Your output is the lines from the first one to the one containing "end angle=320, radius=57pt];", repeated exactly, with images left out.

- [GIVEN DATA]
---

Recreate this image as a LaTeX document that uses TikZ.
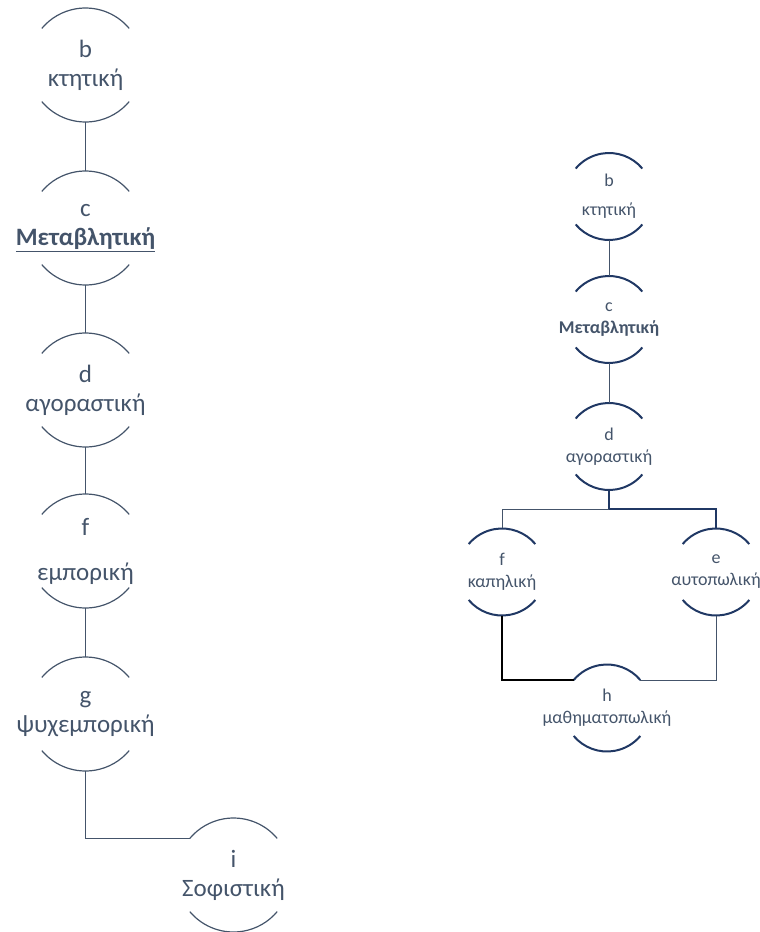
\documentclass[tikz,border=0pt]{standalone}
\usepackage{fontspec}
\setmainfont{Carlito}
\usetikzlibrary{positioning}
\definecolor{slate}{HTML}{44546A}
\definecolor{navy}{HTML}{203864}

\begin{document}
\begin{tikzpicture}[x=1pt, y=1pt,
  bignode/.style={rectangle, minimum width=114pt, minimum height=114pt, inner sep=0pt,
    align=center, text=slate, font=\fontsize{25}{29}\selectfont},
  smallnode/.style={rectangle, minimum width=87pt, minimum height=87pt, inner sep=0pt,
    align=center, text=slate, font=\fontsize{18}{22}\selectfont},
  bigarc/.style={draw=slate, line width=1.2pt},
  smallarc/.style={draw=navy, line width=2pt},
  thinlink/.style={draw=slate, line width=1pt},
  thicklink/.style={draw=navy, line width=2pt},
  blacklink/.style={draw=black, line width=2pt}]
  \useasboundingbox (0,0) rectangle (760,-932);

  % Left chain
  \node[bignode] (Lb) at (85.5,-65) {b\\κτητική};
  \node[bignode] (Lc) at (85.5,-228) {c\\\textbf{\underline{Μεταβλητική}}};
  \node[bignode] (Ld) at (85.5,-390) {d\\αγοραστική};
  \node[bignode] (Lf) at (85.5,-551) {f\\[16pt]εμπορική};
  \node[bignode] (Lg) at (85.5,-714) {g\\ψυχεμπορική};
  \node[bignode] (Li) at (233.5,-875) {i\\Σοφιστική};

  \foreach \n in {Lb,Lc,Ld,Lf,Lg,Li}
    \draw[bigarc] ([shift={(40:57pt)}]\n.center) arc[start angle=40, end angle=140, radius=57pt]
                  ([shift={(220:57pt)}]\n.center) arc[start angle=220, end angle=320, radius=57pt];

  \draw[bigarc] (Lb.south) -- (Lc.north);
  \draw[bigarc] (Lc.south) -- (Ld.north);
  \draw[bigarc] (Ld.south) -- (Lf.north);
  \draw[bigarc] (Lf.south) -- (Lg.north);
  \draw[bigarc] (Lg.south) |- ([shift={(140:57pt)}]Li.center);

  % Right tree
  \node[smallnode] (Rb) at (609,-196.5) {b\\[7pt]κτητική};
  \node[smallnode] (Rc) at (609,-319.5) {c\\\textbf{Μεταβλητική}};
  \node[smallnode] (Rd) at (609,-446.5) {d\\αγοραστική};
  \node[smallnode] (Rf) at (502,-572) {f\\καπηλική};
  \node[smallnode] (Re) at (716,-572) {e\\αυτοπωλική};
  \node[smallnode] (Rh) at (607,-708) {h\\μαθηματοπωλική};

  \foreach \n in {Rb,Rc,Rd,Rf,Re,Rh}
    \draw[smallarc] ([shift={(40:43.5pt)}]\n.center) arc[start angle=40, end angle=140, radius=43.5pt]
                    ([shift={(220:43.5pt)}]\n.center) arc[start angle=220, end angle=320, radius=43.5pt];

  \coordinate (split) at (609,-509);
  \draw[thinlink] (Rb.south) -- (Rc.north);
  \draw[thinlink] (Rc.south) -- (Rd.north);
  \draw[thicklink] (Rd.south) -- (split);
  \draw[thinlink] (split) -| (Rf.north);
  \draw[thicklink] (split) -| (Re.north);
  \draw[blacklink] (Rf.south) |- ([shift={(140:43.5pt)}]Rh.center);
  \draw[thinlink] (Re.south) |- ([shift={(40:43.5pt)}]Rh.center);
\end{tikzpicture}
\end{document}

---

- [EXERCISE ANSWER]
Recreate this image as a LaTeX document that uses TikZ.
\documentclass[tikz,border=0pt]{standalone}
\usepackage{fontspec}
\setmainfont{Carlito}
\usetikzlibrary{positioning}
\definecolor{slate}{HTML}{44546A}
\definecolor{navy}{HTML}{203864}

\begin{document}
\begin{tikzpicture}[x=1pt, y=1pt,
  bignode/.style={rectangle, minimum width=114pt, minimum height=114pt, inner sep=0pt,
    align=center, text=slate, font=\fontsize{25}{29}\selectfont},
  smallnode/.style={rectangle, minimum width=87pt, minimum height=87pt, inner sep=0pt,
    align=center, text=slate, font=\fontsize{18}{22}\selectfont},
  bigarc/.style={draw=slate, line width=1.2pt},
  smallarc/.style={draw=navy, line width=2pt},
  thinlink/.style={draw=slate, line width=1pt},
  thicklink/.style={draw=navy, line width=2pt},
  blacklink/.style={draw=black, line width=2pt}]
  \useasboundingbox (0,0) rectangle (760,-932);

  % Left chain
  \node[bignode] (Lb) at (85.5,-65) {b\\κτητική};
  \node[bignode] (Lc) at (85.5,-228) {c\\\textbf{\underline{Μεταβλητική}}};
  \node[bignode] (Ld) at (85.5,-390) {d\\αγοραστική};
  \node[bignode] (Lf) at (85.5,-551) {f\\[16pt]εμπορική};
  \node[bignode] (Lg) at (85.5,-714) {g\\ψυχεμπορική};
  \node[bignode] (Li) at (233.5,-875) {i\\Σοφιστική};

  \foreach \n in {Lb,Lc,Ld,Lf,Lg,Li}
    \draw[bigarc] ([shift={(40:57pt)}]\n.center) arc[start angle=40, end angle=140, radius=57pt]
                  ([shift={(220:57pt)}]\n.center) arc[start angle=220, end angle=320, radius=57pt];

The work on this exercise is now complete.